◆ TASK GOAL ◆
Pull out exactly the lines from the line containing "Emit a Python" to the line containing "return (B - y) / (B - T)", both lines included, with pictures removed from the copy.

◆ RECORDS FOR THIS EXERCISE ◆
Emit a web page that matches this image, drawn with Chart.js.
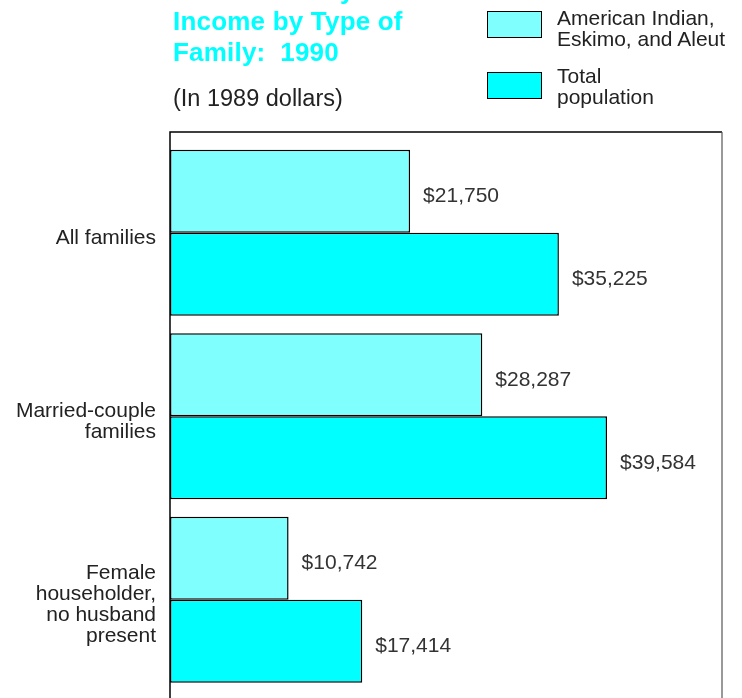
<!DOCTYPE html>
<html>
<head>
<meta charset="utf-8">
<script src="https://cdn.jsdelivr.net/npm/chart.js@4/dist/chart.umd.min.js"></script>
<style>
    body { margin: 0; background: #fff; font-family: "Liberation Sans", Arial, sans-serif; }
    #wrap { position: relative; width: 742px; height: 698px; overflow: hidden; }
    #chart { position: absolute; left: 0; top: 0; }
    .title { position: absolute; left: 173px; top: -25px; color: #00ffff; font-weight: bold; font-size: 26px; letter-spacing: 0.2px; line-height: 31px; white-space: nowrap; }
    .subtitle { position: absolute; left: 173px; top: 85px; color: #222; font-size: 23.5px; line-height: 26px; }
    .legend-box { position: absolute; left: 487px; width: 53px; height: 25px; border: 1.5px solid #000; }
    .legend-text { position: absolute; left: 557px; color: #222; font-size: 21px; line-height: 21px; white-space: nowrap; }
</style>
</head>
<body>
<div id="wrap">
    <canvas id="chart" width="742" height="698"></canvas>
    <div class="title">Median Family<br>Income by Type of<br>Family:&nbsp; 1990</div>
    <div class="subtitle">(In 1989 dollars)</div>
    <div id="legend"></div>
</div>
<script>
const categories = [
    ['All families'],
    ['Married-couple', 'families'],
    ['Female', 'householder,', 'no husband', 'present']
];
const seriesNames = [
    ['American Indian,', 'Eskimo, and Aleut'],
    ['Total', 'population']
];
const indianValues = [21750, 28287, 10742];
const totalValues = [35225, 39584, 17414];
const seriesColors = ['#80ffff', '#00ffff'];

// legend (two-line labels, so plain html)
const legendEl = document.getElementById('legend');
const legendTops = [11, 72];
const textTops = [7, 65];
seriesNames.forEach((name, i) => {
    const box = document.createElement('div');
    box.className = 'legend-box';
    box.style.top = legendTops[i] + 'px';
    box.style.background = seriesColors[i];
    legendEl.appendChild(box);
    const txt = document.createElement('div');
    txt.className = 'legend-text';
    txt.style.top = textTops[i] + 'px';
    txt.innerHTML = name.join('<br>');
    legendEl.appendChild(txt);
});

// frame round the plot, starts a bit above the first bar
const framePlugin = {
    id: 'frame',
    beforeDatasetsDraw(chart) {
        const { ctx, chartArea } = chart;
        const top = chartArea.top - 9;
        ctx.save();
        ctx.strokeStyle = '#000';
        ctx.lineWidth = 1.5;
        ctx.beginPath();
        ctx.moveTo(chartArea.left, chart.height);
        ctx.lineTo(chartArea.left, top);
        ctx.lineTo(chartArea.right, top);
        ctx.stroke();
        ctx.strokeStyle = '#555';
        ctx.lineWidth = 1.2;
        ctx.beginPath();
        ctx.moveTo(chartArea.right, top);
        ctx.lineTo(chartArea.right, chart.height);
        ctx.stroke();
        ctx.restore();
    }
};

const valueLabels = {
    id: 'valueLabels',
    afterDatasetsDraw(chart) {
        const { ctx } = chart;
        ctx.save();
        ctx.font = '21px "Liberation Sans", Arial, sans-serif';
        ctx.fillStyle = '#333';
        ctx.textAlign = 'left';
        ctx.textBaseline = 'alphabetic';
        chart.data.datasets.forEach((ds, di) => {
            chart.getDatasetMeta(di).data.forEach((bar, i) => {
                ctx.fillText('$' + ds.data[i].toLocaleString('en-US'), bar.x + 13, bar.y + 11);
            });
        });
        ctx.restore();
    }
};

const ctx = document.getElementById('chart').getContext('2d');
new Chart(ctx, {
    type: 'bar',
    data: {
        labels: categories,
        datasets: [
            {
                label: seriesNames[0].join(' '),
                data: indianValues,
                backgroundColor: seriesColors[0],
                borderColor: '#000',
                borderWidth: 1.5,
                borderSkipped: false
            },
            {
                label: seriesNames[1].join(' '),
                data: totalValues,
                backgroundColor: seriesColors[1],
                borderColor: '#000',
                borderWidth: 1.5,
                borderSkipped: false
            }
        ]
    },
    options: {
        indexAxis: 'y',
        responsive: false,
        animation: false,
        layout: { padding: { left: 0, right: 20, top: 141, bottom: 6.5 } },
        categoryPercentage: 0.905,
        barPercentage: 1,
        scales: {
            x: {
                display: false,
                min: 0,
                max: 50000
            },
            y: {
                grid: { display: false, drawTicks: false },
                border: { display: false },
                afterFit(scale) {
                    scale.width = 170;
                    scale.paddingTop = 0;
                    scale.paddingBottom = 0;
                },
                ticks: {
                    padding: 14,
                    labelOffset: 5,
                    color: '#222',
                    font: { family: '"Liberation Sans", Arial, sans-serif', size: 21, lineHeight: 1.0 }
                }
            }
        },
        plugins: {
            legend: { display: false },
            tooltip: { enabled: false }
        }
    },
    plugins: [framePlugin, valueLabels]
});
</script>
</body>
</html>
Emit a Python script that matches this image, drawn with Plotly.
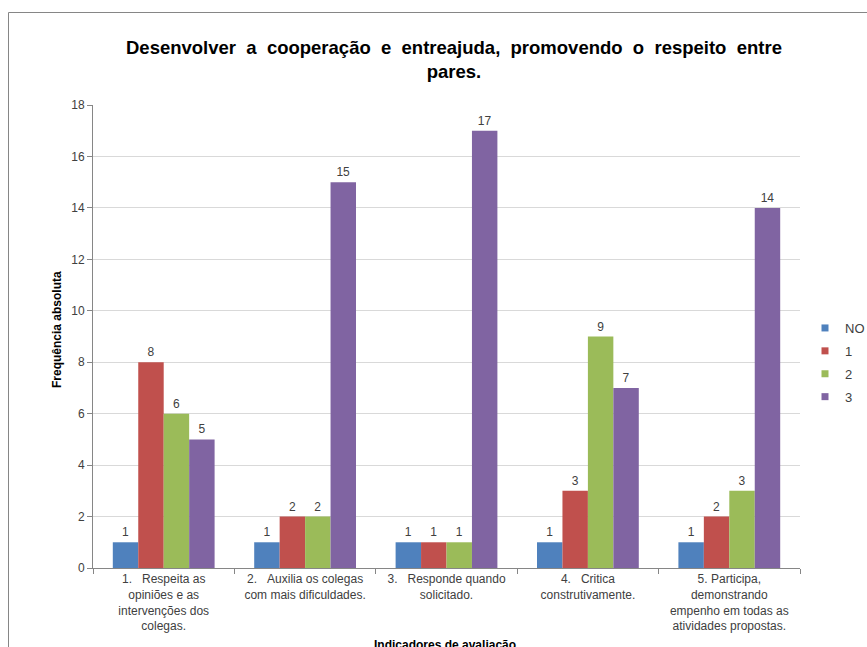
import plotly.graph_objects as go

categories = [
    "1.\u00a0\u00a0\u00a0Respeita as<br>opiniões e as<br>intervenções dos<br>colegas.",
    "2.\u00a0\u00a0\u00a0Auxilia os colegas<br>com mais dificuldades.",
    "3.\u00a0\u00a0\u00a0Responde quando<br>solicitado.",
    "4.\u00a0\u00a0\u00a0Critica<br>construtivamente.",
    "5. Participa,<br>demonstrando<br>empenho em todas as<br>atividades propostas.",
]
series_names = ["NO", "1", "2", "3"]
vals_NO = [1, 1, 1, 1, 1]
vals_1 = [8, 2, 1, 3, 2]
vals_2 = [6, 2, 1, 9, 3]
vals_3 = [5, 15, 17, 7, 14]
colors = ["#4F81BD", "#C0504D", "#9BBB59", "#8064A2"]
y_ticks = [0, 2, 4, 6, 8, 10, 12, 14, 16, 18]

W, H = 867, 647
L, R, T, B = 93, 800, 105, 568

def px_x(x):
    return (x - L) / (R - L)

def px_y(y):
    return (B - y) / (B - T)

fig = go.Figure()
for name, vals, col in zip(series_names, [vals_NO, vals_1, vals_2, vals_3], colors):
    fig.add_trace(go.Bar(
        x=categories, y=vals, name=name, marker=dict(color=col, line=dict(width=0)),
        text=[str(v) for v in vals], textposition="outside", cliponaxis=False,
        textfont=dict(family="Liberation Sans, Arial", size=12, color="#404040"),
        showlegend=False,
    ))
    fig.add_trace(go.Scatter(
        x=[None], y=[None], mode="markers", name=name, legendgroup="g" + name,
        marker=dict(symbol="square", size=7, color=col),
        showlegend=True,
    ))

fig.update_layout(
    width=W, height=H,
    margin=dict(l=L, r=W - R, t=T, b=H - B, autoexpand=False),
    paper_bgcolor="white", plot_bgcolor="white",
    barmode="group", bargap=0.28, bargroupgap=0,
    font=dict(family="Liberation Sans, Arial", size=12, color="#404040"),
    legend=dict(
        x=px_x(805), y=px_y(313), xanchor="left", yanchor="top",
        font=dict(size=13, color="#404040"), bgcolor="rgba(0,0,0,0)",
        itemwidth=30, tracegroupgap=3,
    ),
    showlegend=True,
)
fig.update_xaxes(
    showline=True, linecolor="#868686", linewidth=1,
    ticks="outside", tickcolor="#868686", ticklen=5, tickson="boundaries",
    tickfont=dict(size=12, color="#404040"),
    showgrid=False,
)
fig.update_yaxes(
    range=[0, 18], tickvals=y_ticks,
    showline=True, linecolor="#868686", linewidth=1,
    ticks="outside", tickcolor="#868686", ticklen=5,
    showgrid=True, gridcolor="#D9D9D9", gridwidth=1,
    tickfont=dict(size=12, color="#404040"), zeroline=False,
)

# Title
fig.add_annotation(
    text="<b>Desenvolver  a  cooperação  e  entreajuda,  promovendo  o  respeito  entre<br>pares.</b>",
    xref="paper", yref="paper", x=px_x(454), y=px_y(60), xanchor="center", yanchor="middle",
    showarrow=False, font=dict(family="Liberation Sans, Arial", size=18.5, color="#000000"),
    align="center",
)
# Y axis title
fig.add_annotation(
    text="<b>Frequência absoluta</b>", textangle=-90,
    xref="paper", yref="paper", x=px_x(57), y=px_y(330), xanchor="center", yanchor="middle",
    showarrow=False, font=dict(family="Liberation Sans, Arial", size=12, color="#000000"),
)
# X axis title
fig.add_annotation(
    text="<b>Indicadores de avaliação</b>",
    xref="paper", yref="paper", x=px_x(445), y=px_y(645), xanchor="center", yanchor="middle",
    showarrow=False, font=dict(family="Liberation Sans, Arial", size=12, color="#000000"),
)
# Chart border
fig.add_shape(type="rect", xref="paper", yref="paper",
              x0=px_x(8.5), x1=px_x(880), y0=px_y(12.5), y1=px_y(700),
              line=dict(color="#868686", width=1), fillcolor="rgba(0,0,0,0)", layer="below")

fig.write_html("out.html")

◆ ANSWER FOR THE TASK ◆
Emit a Python script that matches this image, drawn with Plotly.
import plotly.graph_objects as go

categories = [
    "1.\u00a0\u00a0\u00a0Respeita as<br>opiniões e as<br>intervenções dos<br>colegas.",
    "2.\u00a0\u00a0\u00a0Auxilia os colegas<br>com mais dificuldades.",
    "3.\u00a0\u00a0\u00a0Responde quando<br>solicitado.",
    "4.\u00a0\u00a0\u00a0Critica<br>construtivamente.",
    "5. Participa,<br>demonstrando<br>empenho em todas as<br>atividades propostas.",
]
series_names = ["NO", "1", "2", "3"]
vals_NO = [1, 1, 1, 1, 1]
vals_1 = [8, 2, 1, 3, 2]
vals_2 = [6, 2, 1, 9, 3]
vals_3 = [5, 15, 17, 7, 14]
colors = ["#4F81BD", "#C0504D", "#9BBB59", "#8064A2"]
y_ticks = [0, 2, 4, 6, 8, 10, 12, 14, 16, 18]

W, H = 867, 647
L, R, T, B = 93, 800, 105, 568

def px_x(x):
    return (x - L) / (R - L)

def px_y(y):
    return (B - y) / (B - T)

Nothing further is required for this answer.